The most common hardships of production concerned transportation. Barbara Lago, cinematographer for the Western Father/Son, was faced with getting her heavy camera and lighting equipment to the heights of Griffith Park.
“I basically had to hike two miles uphill with c-stands [rigging equipment], a tripod and more,” Lago said. “Because you can’t bring a car beyond the limits of a state park, we had no other choice.”
Director Jonathan Brebner (’11) traveled as far as the San Gabriel Mountains to capture locations for his film.
Others had to substitute familiar locales for settings, such as Cassie Brooksbank (’11), who was forced to substitute Bovard Auditorium for a pulsing rock venue in Sold Out! When Alexander Gao (’11) admitted to shooting his existential action picture around 23rd Street without a car the audience gasped.
Equally painstaking was the creation of sound, all of which was — in compliance with the terms of the assignment — recorded in the editing labs, from spoken dialogue, to the flutter of cards in Paige Cohen’s lusty poker thriller, Hold Em’. Such sounds are created by a process called Foley design, in which artists devise a way to physically create their desired audio using objects, and record it with a microphone.
While the unsavory aspects of 310 production have a habit of overshadowing matters, some students noted the surprising ease of other procedures, such as securing interesting shooting locations.
“CBS gave us great help,” said Phillips Shum (’10), who went through the company to secure permits for shooting his film. “They set us up with everything, including the metro.”
Across the board in content, the screened films were a testament to the ingenuity and adventurousness of their makers. Brebner’s Unbound featured a young man whose exception from the laws of physics influences his love life in unpredictable ways. Homeland, directed by Apo Welatparez (’11), illustrated painful chapters in the history of Kurdistan through narration, an intense chess match and flashbacks to different invasions. Shum’s Last Stop examined emotional isolation in the big city through the story of a pickpocket, entranced by a beautiful target.
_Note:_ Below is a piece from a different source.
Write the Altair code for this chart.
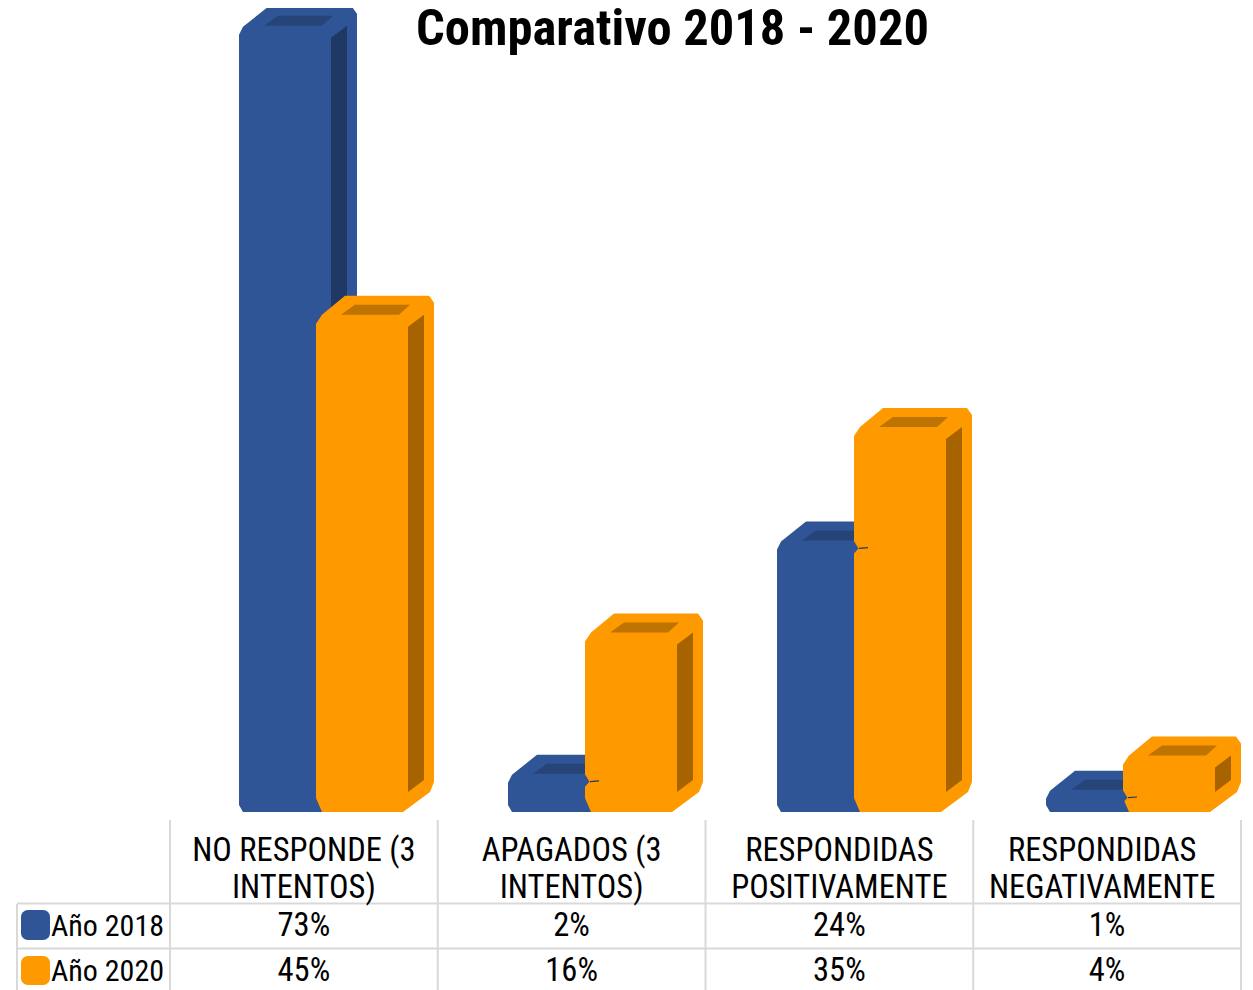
import altair as alt
import pandas as pd

alt.data_transformers.disable_max_rows()

TITLE = "Comparativo 2018 - 2020"
header_line1 = ["NO RESPONDE (3", "APAGADOS (3", "RESPONDIDAS", "RESPONDIDAS"]
header_line2 = ["INTENTOS)", "INTENTOS)", "POSITIVAMENTE", "NEGATIVAMENTE"]
series_names = ["Año 2018", "Año 2020"]
labels_2018 = ["73%", "2%", "24%", "1%"]
labels_2020 = ["45%", "16%", "35%", "4%"]
# heights
values_2018 = [72.4, 2.5, 24.3, 1.0]
values_2020 = [45.4, 15.7, 34.9, 4.2]

FONT = "Roboto Condensed"
BLUE, BLUE_TOP, BLUE_SIDE = "#2F5597", "#264478", "#203864"
ORANGE, ORANGE_TOP, ORANGE_SIDE = "#FF9900", "#BF7300", "#A66300"
GRID = "#D9D9D9"

W, H = 1237, 982
PX_PER_CAT = 267.75
BAR_STEP = 269
PX_PER_UNIT = 10.7
x_dom = [(8 - 170) / PX_PER_CAT, (8 + W - 170) / PX_PER_CAT]
y_dom = [(812 - 8 - H) / PX_PER_UNIT, (812 - 8) / PX_PER_UNIT]
x_scale = alt.Scale(domain=x_dom, range=[0, W], nice=False, zero=False)
y_scale = alt.Scale(domain=y_dom, range=[H, 0], nice=False, zero=False)
DEPTH = 30.5 / PX_PER_UNIT


def dx(px):
    return px / PX_PER_CAT


def dy(px):
    return px / PX_PER_UNIT


SILH_2018 = [(0, 28, 7), (4, 20, 0), (29, 0, 0), (87, 0, 0), (113, 0, 19.3), (114, 1.4, 20), (118, 7, 30)]
SILH_2020 = [(0, 28, 14), (6, 19, 0), (29, 0, 0), (87, 0, 0), (113, 0, 19.3), (114, 1.4, 20), (118, 7, 30)]
SIDE = [(92, 31, 20), (108, 19, 32)]
TOP = [(25, 19, None), (39, 9, None), (83, 9, None), (94, 9, None)]
TOP_LOW = {25: 19, 39: 19, 83: 19, 94: 9}
BUMP = [(76, 18, 33), (81.5, 27, 27)]
DASH = [(82, 26.2, 27.4), (91, 25.6, 26.8)]


def face_rows(values, start_px, knots, kind, first=0):
    rows = []
    for k, v in enumerate(values):
        if k < first:
            continue
        top = v + DEPTH
        for (d, up, low) in knots:
            x = dx(start_px + k * BAR_STEP + d)
            y = top - dy(up)
            if kind == "top":
                y2 = top - dy(TOP_LOW[d])
            elif kind == "inner":
                y2 = top - dy(low)
            else:
                y2 = dy(low)
            rows.append({"x": x, "y": y, "y2": y2, "id": k})
    return pd.DataFrame(rows)


def area(df, color):
    return alt.Chart(df).mark_area(color=color, interpolate="linear", opacity=1, strokeWidth=0).encode(
        x=alt.X("x:Q", scale=x_scale, axis=None),
        y=alt.Y("y:Q", scale=y_scale, axis=None),
        y2="y2:Q",
        detail="id:N",
    )


layers = []
for vals, start, silh, main, topc, sidec in [
    (values_2018, 69, SILH_2018, BLUE, BLUE_TOP, BLUE_SIDE),
    (values_2020, 146, SILH_2020, ORANGE, ORANGE_TOP, ORANGE_SIDE),
]:
    layers.append(area(face_rows(vals, start, silh, "silh"), main))
    layers.append(area(face_rows(vals, start, TOP, "top"), topc))
    layers.append(area(face_rows(vals, start, SIDE, "side"), sidec))

# small blue notch where the 2018 bar meets the 2020 bar (second to fourth groups)
layers.append(area(face_rows(values_2018, 69, BUMP, "inner", first=1), BLUE))
layers.append(area(face_rows(values_2018, 69, DASH, "inner", first=1), BLUE_SIDE))

# table grid
col_edges = [0, 1, 2, 3, 4]
v_df = pd.DataFrame({"x": col_edges})
vrules = alt.Chart(v_df).mark_rule(color=GRID, strokeWidth=2).encode(
    x=alt.X("x:Q", scale=x_scale, axis=None), y=alt.value(812), y2=alt.value(982)
)
left_edge = dx(17 - 170)
vleft = alt.Chart(pd.DataFrame({"x": [left_edge]})).mark_rule(color=GRID, strokeWidth=2).encode(
    x=alt.X("x:Q", scale=x_scale, axis=None), y=alt.value(896), y2=alt.value(982)
)
h_df = pd.DataFrame({"x": [left_edge], "x2": [4], "row": [0]})
hrule1 = alt.Chart(h_df).mark_rule(color=GRID, strokeWidth=2).encode(
    x=alt.X("x:Q", scale=x_scale, axis=None), x2="x2:Q", y=alt.value(895.5)
)
hrule2 = alt.Chart(h_df).mark_rule(color=GRID, strokeWidth=2).encode(
    x=alt.X("x:Q", scale=x_scale, axis=None), x2="x2:Q", y=alt.value(940.5)
)


def text_layer(xs, texts, y_px, size=32.5, weight="normal", align="center"):
    df = pd.DataFrame({"x": xs, "t": texts})
    return alt.Chart(df).mark_text(
        font=FONT, fontSize=size, fontWeight=weight, color="#000000", align=align, baseline="alphabetic"
    ).encode(x=alt.X("x:Q", scale=x_scale, axis=None), y=alt.value(y_px), text="t:N")


centers = [k + 0.5 for k in range(4)]
head_x = [c + dx(s) for c, s in zip(centers, [0, 0, 0, -5])]
texts = [
    text_layer(head_x, header_line1, 853),
    text_layer(head_x, header_line2, 890),
    text_layer(centers, labels_2018, 928),
    text_layer(centers, labels_2020, 973),
    text_layer([dx(51 - 170)], [series_names[0]], 928, size=30, align="left"),
    text_layer([dx(51 - 170)], [series_names[1]], 973, size=30, align="left"),
    text_layer([dx(672.5 - 170)], [TITLE], 37, size=50.5, weight="bold"),
]


def swatch(color, y1, y2):
    df = pd.DataFrame({"x": [dx(21 - 170)], "x2": [dx(50 - 170)]})
    return alt.Chart(df).mark_rect(color=color, cornerRadius=7).encode(
        x=alt.X("x:Q", scale=x_scale, axis=None), x2="x2:Q", y=alt.value(y1), y2=alt.value(y2)
    )


chart = alt.layer(
    *layers, vrules, vleft, hrule1, hrule2, *texts, swatch(BLUE, 902, 932), swatch(ORANGE, 948, 977)
).properties(width=W, height=H, padding=0, autosize=alt.AutoSizeParams(type="none")).configure_view(stroke=None)

chart.save("out.html", embed_options={"renderer": "svg", "actions": False})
Comedy was also well represented. Woods’ Jack’s Big Move featured an icy barista and her hot chocolate-guzzling, Milton-esque admirer, doomed from the first tube sock shot. Gao’s bittersweet An Internal Affair featured John Woo-inspired action sequences imagined by a video store clerk, discontent with constant demotion and timidity. Finally, junior Edwin Eversole’s A Misteak offered the thoughtful notion that stuffing a raw steak down one’s pants may not be advisable before a date.
In the Norris courtyard, the crowd convened for refreshment and good cheer, before retiring off to respective residences for the necessary wrap parties.
Still, while the filmmakers deserved their champagne interlude, it won’t be long before their cars are once again stuffed with equipment and their backs aching from long days on their feet. Such is the marathon lifestyle of a production student. But most of the students wouldn’t have it any other way.
“No matter how stressful it gets, my homework, ultimately, is to make a movie,” Lago said. “How cool is that?”